This list of year-long stunt memoirs is sponsored by Help Me!: One Woman’s Quest to Find Out If Self-Help Really Can Change Your Life by Marianne Power, available now from Grove Press.
I’ve always liked the idea of throwing myself into a project for a year, of having that kind of intense dedication and/or fool hardiness. When I moved away from home for the first time, to a town known for having more churches per capita than any other U.S. town, I was strongly tempted to “A.J. Jacobs the crap out of it” and visit a different church every Sunday for 52 weeks. My blog would have been called called “Church Hopper” and since this was pre blog-bubble-burst I probably would have gotten a book deal and I’d be writing this to you on, I don’t know, a slightly nicer computer, depending on the size of the advance.
But I digress.
What I’m saying is, I love stunt books. You know, like the ones by the aforementioned A.J. Jacobs. You’ve probably read his book about reading the entire Encyclopedia Britannica, or reading the Bible acting out each commandment, or trying out every available health craze, or in the most meta of all stunts, his book about what it was like to write all those stunt books.
The Know-It-All: One Man’s Humble Quest to Become the Smartest Person in the World by A.J. Jacobs
It certainly wasn’t the first stunt book ever, but in my personal opinion, it’s the one that started it all. Jacobs, knowing that fatherhood may be approaching, decides that he must fill the gaps in his (quite fancy) education. The best way he can think to do this is by reading the Encyclopedia Britannica. The whole thing. Of course. The book is funny, educational, and oddly poignant.
The Wilder Life by Wendy McClure
McClure grew up about 30 miles from me, and about ten years before. Her memoir about reading and rereading Little House on the Prairie hit a lot of the right notes for me: we were both bookish little girls in the Midwest who were both fixated on the same details of this classic series: the pig bladder, the butter churning. She makes Laura’s food and visits her homes. It’s a must-read for fans of the series.
The Noble Hustle by Colson Whitehead
$10,000 and six weeks. That’s all Colson Whitehead, already a bestselling author who would go on to write The Underground Railroad, had to prepare for a stint in a Texas Hold ‘Em tournament in Atlantic City. Oh, and he’s never played the card game in his life.
The Happiness Project by Gretchen Rubin
So many of these stunt books seem to be written in response to a of quarter-to-mid-life crisis.
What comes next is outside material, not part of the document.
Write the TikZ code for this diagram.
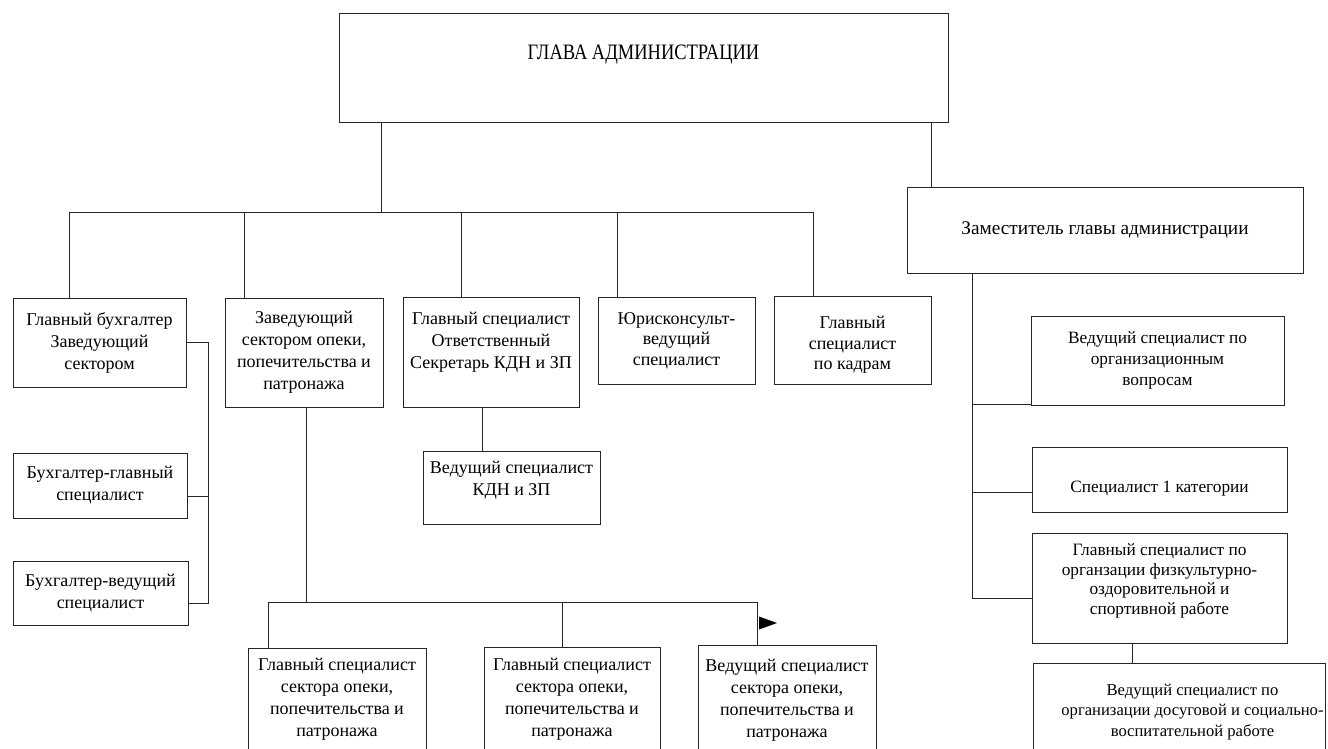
\documentclass[tikz,border=0pt]{standalone}
\usepackage{fontspec}
\setmainfont{Liberation Serif}
\newcommand\xdn[1]{\rule[-#1]{0pt}{#1}}
\newcommand\xup[1]{\rule{0pt}{#1}}
\tikzset{
  bx/.style={draw=black!85, line width=1pt, align=center, inner sep=0pt,
    font=\fontsize{18}{22}\selectfont},
  rbx/.style={bx, font=\fontsize{17.3}{21}\selectfont},
  big/.style={font=\fontsize{19.3}{23}\selectfont},
  ln/.style={draw=black!85, line width=1pt},
}
\begin{document}
\begin{tikzpicture}[x=1pt,y=-1pt]
\useasboundingbox (0,0) rectangle (1328,749);
\fill[white] (0,0) rectangle (1328,749);
\clip (0,0) rectangle (1328,749);

% top
\node[bx,minimum width=609pt,minimum height=109pt,font=\fontsize{22}{26}\selectfont] (top) at (643.5,68.5) {\scalebox{0.84}[1]{ГЛАВА АДМИНИСТРАЦИИ}\xdn{33pt}};

% level 2
\node[bx,minimum width=173pt,minimum height=89pt] (A) at (99.5,342.5) {Главный бухгалтер\\Заведующий\\сектором};
\node[bx,minimum width=158pt,minimum height=109pt] (B) at (304,352.5) {Заведующий\\сектором опеки,\\попечительства и\\патронажа};
\node[bx,minimum width=176pt,minimum height=110pt] (C) at (491,352) {Главный специалист\\Ответственный\\Секретарь КДН и ЗП\xdn{24pt}};
\node[bx,minimum width=157pt,minimum height=87pt,font=\fontsize{18}{20.5}\selectfont] (D) at (676.5,340.5) {Юрисконсульт-\\ведущий\\специалист};
\node[bx,minimum width=157pt,minimum height=88pt,font=\fontsize{18}{20.5}\selectfont] (E) at (852.5,340) {\xup{22pt}Главный\\специалист\\по кадрам};

% left column
\node[bx,minimum width=174pt,minimum height=65pt] (A2) at (100,485.5) {Бухгалтер-главный\\специалист};
\node[bx,minimum width=175pt,minimum height=64pt] (A3) at (100.5,593) {Бухгалтер-ведущий\\специалист};

% under C
\node[bx,minimum width=177pt,minimum height=73pt] (C2) at (511.5,487.5) {Ведущий специалист\\КДН и ЗП\xdn{18pt}};

% bottom row
\node[bx,minimum width=178pt,minimum height=122pt] (L1) at (337,709) {Главный специалист\\сектора опеки,\\попечительства и\\патронажа\xdn{23pt}};
\node[bx,minimum width=176pt,minimum height=123pt] (L2) at (572,708.5) {Главный специалист\\сектора опеки,\\попечительства и\\патронажа\xdn{23pt}};
\node[bx,minimum width=178pt,minimum height=125pt] (L3) at (787,707.5) {Ведущий специалист\\сектора опеки,\\попечительства и\\патронажа\xdn{19pt}};

% right column
\node[bx,big,minimum width=396pt,minimum height=86pt] (dep) at (1105,230) {Заместитель главы администрации};
\node[rbx,minimum width=253pt,minimum height=89pt] (R1) at (1157.5,360.5) {Ведущий специалист по\\организационным\\вопросам};
\node[rbx,minimum width=255pt,minimum height=65pt] (R2) at (1159.5,479.5) {\xup{30pt}Специалист 1 категории};
\node[rbx,minimum width=255pt,minimum height=110pt,font=\fontsize{17.3}{19.8}\selectfont] (R3) at (1159.5,588) {Главный специалист по\\органзации физкультурно-\\оздоровительной и\\спортивной работе\xdn{18pt}};
\node[rbx,minimum width=292pt,minimum height=107pt,font=\fontsize{16.6}{20.5}\selectfont] (R4) at (1179,716.5) {\hspace*{27pt}Ведущий специалист по\\\hspace*{27pt}организации досуговой и социально-\\\hspace*{27pt}воспитательной работе\xdn{13pt}};

% junction coordinates
\coordinate (jT) at (381,212);
\coordinate (jDep) at (931,0);
\coordinate (jA) at (69,212);
\coordinate (jB) at (244,212);
\coordinate (jC) at (461,212);
\coordinate (jD) at (617,212);
\coordinate (jE) at (813,212);
\coordinate (lt) at (208,342.5);
\coordinate (lm) at (208,496);
\coordinate (lb) at (208,603);
\coordinate (jCC) at (482,0);
\coordinate (jBB) at (306,602);
\coordinate (jL1) at (268,602);
\coordinate (jL2) at (562,602);
\coordinate (jL3) at (757,602);
\coordinate (tip) at (759,623);
\coordinate (rt) at (972,0);
\coordinate (r1) at (972,404);
\coordinate (r2) at (972,492);
\coordinate (r3) at (972,598);
\coordinate (jR4) at (1132,0);

% connectors from top
\draw[ln] (top.south -| jT) -- (jT);
\draw[ln] (jA) -- (jE);
\draw[ln] (jA) -- (jA |- A.north);
\draw[ln] (jB) -- (jB |- B.north);
\draw[ln] (jC) -- (jC |- C.north);
\draw[ln] (jD) -- (jD |- D.north);
\draw[ln] (jE) -- (jE |- E.north);
\draw[ln] (top.south -| jDep) -- (dep.north -| jDep);

% left column
\draw[ln] (A.east) -- (lt) -- (lb) -- (lb -| A3.east);
\draw[ln] (lm) -- (lm -| A2.east);

% C to C2
\draw[ln] (C.south -| jCC) -- (C2.north -| jCC);

% B to bottom row
\draw[ln] (B.south -| jBB) -- (jBB);
\draw[ln] (jL1) -- (jL3);
\draw[ln] (jL1) -- (jL1 |- L1.north);
\draw[ln] (jL2) -- (jL2 |- L2.north);
\draw[ln] (jL3) -- (jL3 |- L3.north);
\fill[black] (tip) -- ++(0,-6.5) -- ++(18,6.5) -- ++(-18,6.5) -- cycle;

% right column
\draw[ln] (dep.south -| rt) -- (r3);
\draw[ln] (r1) -- (r1 -| R1.west);
\draw[ln] (r2) -- (r2 -| R2.west);
\draw[ln] (r3) -- (r3 -| R3.west);
\draw[ln] (R3.south -| jR4) -- (R4.north -| jR4);
\end{tikzpicture}
\end{document}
Rubin has an epiphany on public transportation: she realizes life moves pretty fast, and if you don’t stop and look around once in a while, you may miss it. Or something similar. She realizes that she only has so much time to live the life she wants, so she starts figuring out what actionable steps she can take to change her life. The book is practical, helpful, fun.
Julie and Julia by Julie Powell
The only book on this list that has been made into a Nora Ephron–written-and-directed movie starring Meryl Streep in an Oscar-nominated role, Julie and Julia is the stunt book that launched 1000 blogs. Julie is feeling stuck and miserable in her cubicle, and decides to cook through Julia Child’s Mastering the Art of French Cooking in one year. It’s charming and fun, and you’ll learn exactly what an aspic is. I’m so sorry.
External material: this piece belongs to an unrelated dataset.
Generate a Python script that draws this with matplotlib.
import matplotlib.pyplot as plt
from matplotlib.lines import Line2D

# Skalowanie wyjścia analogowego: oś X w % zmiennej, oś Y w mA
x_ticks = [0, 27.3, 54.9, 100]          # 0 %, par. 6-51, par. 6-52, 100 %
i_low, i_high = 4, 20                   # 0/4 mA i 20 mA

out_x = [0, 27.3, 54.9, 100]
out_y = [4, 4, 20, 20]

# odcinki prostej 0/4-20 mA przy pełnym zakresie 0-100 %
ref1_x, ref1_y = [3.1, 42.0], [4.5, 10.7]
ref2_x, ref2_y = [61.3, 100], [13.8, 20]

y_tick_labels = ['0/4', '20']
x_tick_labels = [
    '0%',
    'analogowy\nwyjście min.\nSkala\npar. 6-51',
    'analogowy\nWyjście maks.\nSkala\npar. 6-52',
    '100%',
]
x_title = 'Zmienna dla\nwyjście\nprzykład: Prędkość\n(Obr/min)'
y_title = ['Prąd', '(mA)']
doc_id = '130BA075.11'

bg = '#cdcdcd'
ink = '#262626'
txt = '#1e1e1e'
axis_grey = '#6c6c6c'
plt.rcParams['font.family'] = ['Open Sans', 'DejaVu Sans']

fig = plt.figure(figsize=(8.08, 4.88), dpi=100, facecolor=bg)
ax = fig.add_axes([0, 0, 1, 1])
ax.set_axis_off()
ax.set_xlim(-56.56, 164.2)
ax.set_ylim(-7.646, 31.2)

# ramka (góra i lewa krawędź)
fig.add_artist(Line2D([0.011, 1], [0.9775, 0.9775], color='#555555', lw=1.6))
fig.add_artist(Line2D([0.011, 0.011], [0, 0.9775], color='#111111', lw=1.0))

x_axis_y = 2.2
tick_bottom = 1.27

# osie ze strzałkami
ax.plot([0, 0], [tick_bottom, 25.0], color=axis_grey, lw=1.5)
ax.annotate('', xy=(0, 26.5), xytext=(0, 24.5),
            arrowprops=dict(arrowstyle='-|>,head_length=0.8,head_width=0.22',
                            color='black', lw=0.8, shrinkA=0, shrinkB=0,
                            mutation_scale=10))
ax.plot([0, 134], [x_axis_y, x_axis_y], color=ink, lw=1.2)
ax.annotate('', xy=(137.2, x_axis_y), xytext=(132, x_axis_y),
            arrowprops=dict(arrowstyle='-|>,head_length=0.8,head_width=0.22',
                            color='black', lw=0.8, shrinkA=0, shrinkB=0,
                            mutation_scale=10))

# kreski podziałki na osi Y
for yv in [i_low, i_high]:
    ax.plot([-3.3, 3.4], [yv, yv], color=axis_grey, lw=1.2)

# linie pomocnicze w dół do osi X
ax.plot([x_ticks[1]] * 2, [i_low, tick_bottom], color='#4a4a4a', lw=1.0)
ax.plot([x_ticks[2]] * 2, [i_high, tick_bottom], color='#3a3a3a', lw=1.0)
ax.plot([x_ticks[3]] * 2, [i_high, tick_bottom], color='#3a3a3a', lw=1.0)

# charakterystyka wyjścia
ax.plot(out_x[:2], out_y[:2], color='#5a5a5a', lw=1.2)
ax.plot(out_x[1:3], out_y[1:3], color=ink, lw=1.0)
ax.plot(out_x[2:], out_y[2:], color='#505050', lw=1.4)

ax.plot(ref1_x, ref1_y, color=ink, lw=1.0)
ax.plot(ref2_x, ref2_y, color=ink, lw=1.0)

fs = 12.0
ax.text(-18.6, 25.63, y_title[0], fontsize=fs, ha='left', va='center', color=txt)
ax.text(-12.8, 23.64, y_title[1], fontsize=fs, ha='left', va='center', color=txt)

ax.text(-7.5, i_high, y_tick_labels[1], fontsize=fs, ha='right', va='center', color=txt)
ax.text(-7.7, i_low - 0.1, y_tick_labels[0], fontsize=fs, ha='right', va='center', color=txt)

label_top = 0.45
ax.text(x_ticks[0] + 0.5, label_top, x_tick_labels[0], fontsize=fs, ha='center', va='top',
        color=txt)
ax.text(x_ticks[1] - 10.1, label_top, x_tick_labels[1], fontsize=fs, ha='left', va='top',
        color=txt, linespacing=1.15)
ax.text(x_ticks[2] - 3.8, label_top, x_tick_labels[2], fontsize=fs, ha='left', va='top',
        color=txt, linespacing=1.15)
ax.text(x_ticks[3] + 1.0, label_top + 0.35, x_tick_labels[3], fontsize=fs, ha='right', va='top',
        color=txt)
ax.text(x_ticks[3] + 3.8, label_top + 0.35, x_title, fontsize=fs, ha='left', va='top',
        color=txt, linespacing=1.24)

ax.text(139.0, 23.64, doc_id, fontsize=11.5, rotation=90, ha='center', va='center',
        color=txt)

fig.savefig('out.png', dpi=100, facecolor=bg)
Year of Yes by Shonda Rimes
I will admit: I thought this book was the stunt memoir version of a Jim Carrey movie. And I was quite wrong. Rimes has always told herself she was just too busy to do any of the things in her life she kept saying no to, but after a wake-up call, she realized she was really saying know because she was intimidated. That’s when she decided to spend a year saying YES to everything that scared her.
52 Loaves: One Man’s Relentless Pursuit of Truth, Meaning, and a Perfect Crust by William Alexander
It would be so easy have made this list up entirely of year-long food projects, but I’ve managed to keep it down to two. 52 Loaves is William Alexander’s quest to recreate the perfect loaf of bread, one he ate once when he was young. So many of these books are about the author moving from A to Z through a list of various tasks, but in this one, the author is just repeating the same action, over and over. He’s making the same loaf, but making it better and better each time, and somehow he manages to keep you wanting to read along.
And Then There Were Nuns by Jane Christmas
Listen, if the Agatha Christie/religion pun doesn’t pull you in, I don’t know what will. This is a charming book about a search for spiritual clarity that takes the author to four convents on two continents. Yes, she takes her spiritual quest seriously, but she also rails a bit against the system and gives the reader plenty to laugh about along the way.